Fig. 4: Humans, but not transformers, benefit from a training curriculum promoting in-context learning first (Experiment 3).
From: Shared sensitivity to data distribution during learning in humans and transformer networks

a, Training curricula based on the composite distribution (Pc = 0.5, αs > 0). The first curriculum (C1) involved maximally diverse exemplars in the first half of the training (the uniform part of the composite distribution, α = 0) and then more redundant exemplars in the second half of the training (the skewed part of the composite distribution, αs > 0). The second curriculum (C2) reversed this ordering. b, Two groups of human participants (Exp. 3, n = 50 per group) were exposed to two training curricula, C1 and C2 (composite distribution, Pc = 0.5, αs = 2). Human participants trained on C1 showed better performance on in-context trials than participants trained on C2 (logistic regression with the group as a fixed effect, β = −2.635 ± 0.784, P = 0.019, BF = 5.3, ‘substantial’ evidence, P value Bonferroni corrected). They also responded more using the in-context strategy in arbitrage trials (β = −2.676 ± 0.711, P = 0.004, BF = 12.1, ‘strong’ evidence, P value Bonferroni corrected). However, both groups had similar performance on in-weights trials (β = 0.096 ± 0.428, P = 1.0, BF = 0.019, ‘strong’ evidence, P value Bonferroni corrected). The small dots indicate data from individuals; the large dots indicate group averages. NS, P > 0.05; *P < 0.05; **P < 0.01. NS, not significant; prer., preregistered contrasts. c, Double learning index of human participants (linear regression with the group as a fixed effect, β = −0.162 ± 0.076, P = 0.036, BF = 0.969). *P < 0.05. The small dots indicate data from individuals; the large dots indicate group averages. d, Double learning index for transformers trained on the C1 curriculum (left) and the C2 curriculum (right).

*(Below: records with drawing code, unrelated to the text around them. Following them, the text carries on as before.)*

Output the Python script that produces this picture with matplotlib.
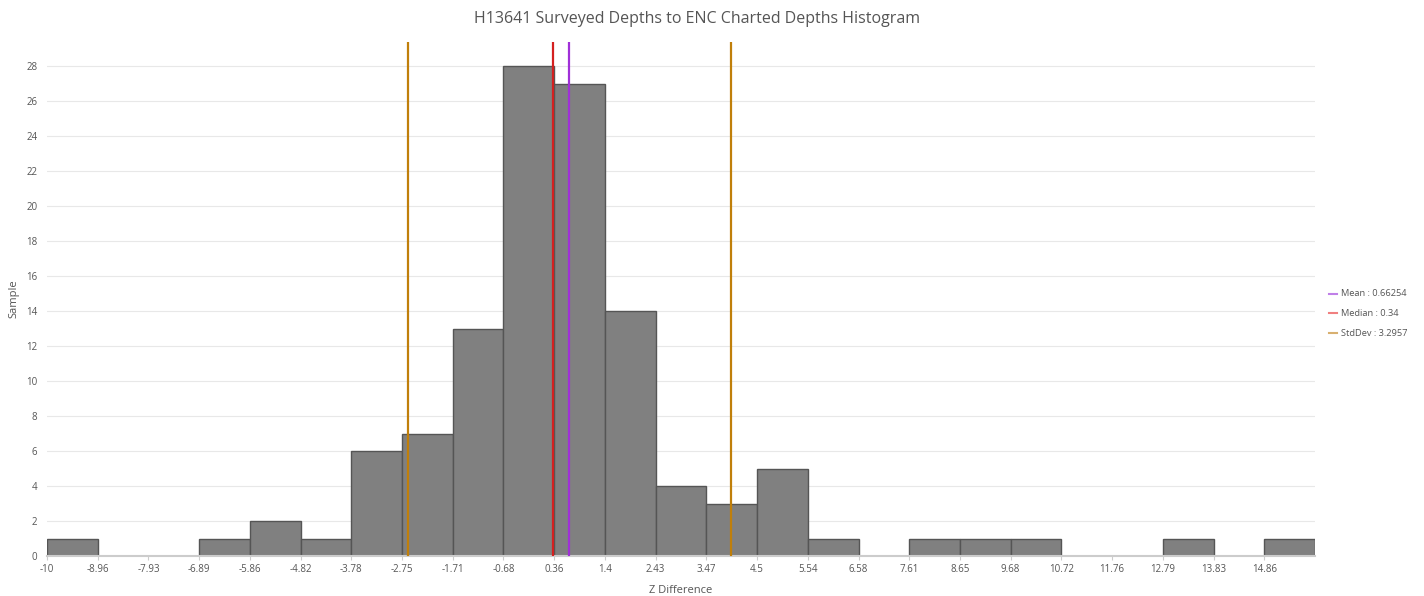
import matplotlib
matplotlib.use('Agg')
import matplotlib.pyplot as plt
import numpy as np
from matplotlib.lines import Line2D

plt.rcParams['font.family'] = ['Open Sans', 'DejaVu Sans']

# datos del histograma
bin_start = -10.0
bin_width = 1.0357
counts = [1, 0, 0, 1, 2, 1, 6, 7, 13, 28, 27, 14, 4, 3, 5, 1, 0, 1, 1, 1, 0, 0, 1, 0, 1]
tick_labels = ['-10', '-8.96', '-7.93', '-6.89', '-5.86', '-4.82', '-3.78', '-2.75', '-1.71',
               '-0.68', '0.36', '1.4', '2.43', '3.47', '4.5', '5.54', '6.58', '7.61', '8.65',
               '9.68', '10.72', '11.76', '12.79', '13.83', '14.86']
mean = 0.66254
median = 0.34
stddev = 3.2957

edges = bin_start + bin_width * np.arange(len(counts) + 1)

fig = plt.figure(figsize=(14.24, 5.96), dpi=100)
ax = fig.add_axes([47/1424, 40/596, (1315-47)/1424, (556-42)/596])

ax.bar(edges[:-1], counts, width=bin_width, align='edge', color='#808080',
       edgecolor='#555555', linewidth=1, zorder=2)

# lineas de estadisticas
ax.axvline(mean - stddev, color='#c07f0a', lw=1.6, zorder=3)
ax.axvline(mean + stddev, color='#c07f0a', lw=1.6, zorder=3)
ax.axvline(median, color='#d42020', lw=1.6, zorder=3)
ax.axvline(mean, color='#a030d8', lw=1.6, zorder=3)

ax.set_xlim(edges[0], edges[-1])
ax.set_ylim(0, 29.4)
ax.set_yticks(range(0, 29, 2))
ax.set_xticks(edges[:-1])
ax.set_xticklabels(tick_labels)
ax.tick_params(axis='x', labelsize=7, colors='#555555', length=3, color='#cccccc', pad=3)
ax.tick_params(axis='y', labelsize=7, colors='#555555', length=0, pad=7)
ax.grid(axis='y', color='#e8e8e8', lw=0.8, zorder=0)
for s in ['top', 'right', 'left']:
    ax.spines[s].set_visible(False)
ax.spines['bottom'].set_color('#cccccc')
ax.spines['bottom'].set_linewidth(1.5)

ax.set_xlabel('Z Difference', fontsize=8, color='#555555', labelpad=7)
ax.set_ylabel('Sample', fontsize=8, color='#555555', labelpad=5)

fig.text(697/1424, 1 - 19/596, 'H13641 Surveyed Depths to ENC Charted Depths Histogram',
         ha='center', va='center', fontsize=11.5, color='#555555')

# leyenda a la derecha
legend_items = [('Mean : 0.66254', '#c080e8', 294),
                ('Median : 0.34', '#f08080', 313),
                ('StdDev : 3.2957', '#d8b070', 333)]
for txt, col, ypx in legend_items:
    y = 1 - ypx/596
    fig.add_artist(Line2D([1329/1424, 1337/1424], [y, y], color=col, lw=1.5))
    fig.text(1341/1424, y, txt, fontsize=6.7, color='#555555', va='center')

fig.savefig('out.png', dpi=100)
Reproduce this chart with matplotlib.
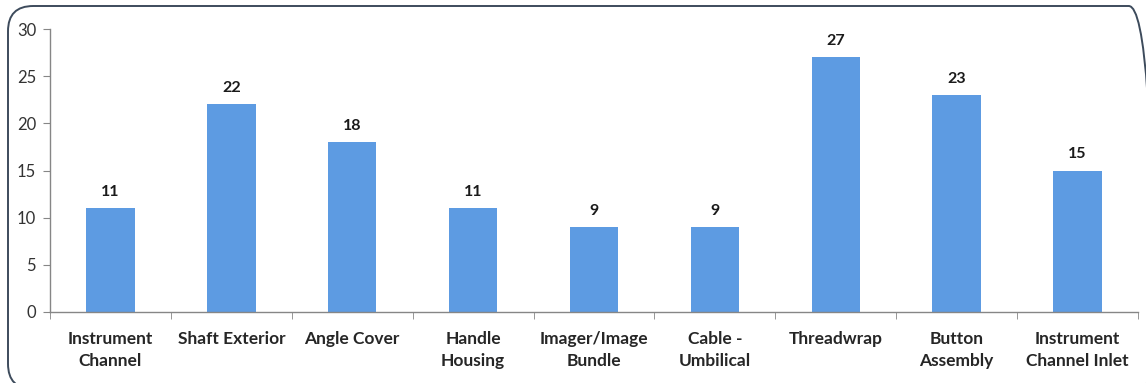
import numpy as np
import matplotlib.pyplot as plt
from matplotlib.patches import FancyBboxPatch

categories = ["Instrument\nChannel", "Shaft Exterior", "Angle Cover", "Handle\nHousing",
              "Imager/Image\nBundle", "Cable -\nUmbilical", "Threadwrap", "Button\nAssembly",
              "Instrument\nChannel Inlet"]
counts = [11, 22, 18, 11, 9, 9, 27, 23, 15]
y_ticks = [0, 5, 10, 15, 20, 25, 30]

plt.rcParams["font.family"] = ["Lato", "DejaVu Sans"]

fig = plt.figure(figsize=(11.46, 3.83), dpi=100)
W, H = 1146, 383

# rounded frame around the chart (runs off the right and bottom edges like the original)
frame = FancyBboxPatch((8 / W, -6 / H), 1146 / W, 383 / H,
                       boxstyle="round,pad=0,rounding_size=0.022",
                       transform=fig.transFigure, fill=False,
                       edgecolor="#3d4b5c", linewidth=1.4, mutation_aspect=W / H)
fig.patches.append(frame)

ax = fig.add_axes([50 / W, 1 - 312 / H, 1088 / W, 283 / H])
x = np.arange(len(categories))
ax.bar(x, counts, width=0.4, color="#5d9be2", zorder=2)

for xi, v in zip(x, counts):
    ax.text(xi, v + 1.0, str(v), ha="center", va="bottom",
            fontsize=11.5, fontweight="bold", color="#1a1a1a")

ax.set_xlim(-0.5, len(categories) - 0.5)
ax.set_ylim(0, 30)
ax.set_yticks(y_ticks)
ax.set_yticklabels([str(t) for t in y_ticks], fontsize=12, color="#333333")

# category labels centred, tick marks between categories
ax.set_xticks(x)
ax.set_xticklabels(categories, fontsize=12.5, fontweight="bold", color="#262626",
                   linespacing=1.42, va="top")
ax.tick_params(axis="x", length=0, pad=14)
ax.set_xticks(np.arange(len(categories) + 1) - 0.5, minor=True)
ax.tick_params(axis="x", which="minor", length=5, color="#868686", direction="out")
ax.tick_params(axis="y", length=5, color="#868686", direction="out", pad=5)

for s in ["top", "right"]:
    ax.spines[s].set_visible(False)
for s in ["left", "bottom"]:
    ax.spines[s].set_color("#868686")
    ax.spines[s].set_linewidth(1.0)

fig.savefig("out.png", dpi=100)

Transformers were trained with different values of αs for the skewed part of the composite distribution. e, Test performances over the course of training of transformers trained on C1 (red) and C2 (blue). The bold lines indicate group averages (n = 20 transformers per curriculum). The arrows were manually added to emphasize the direction of the trajectories.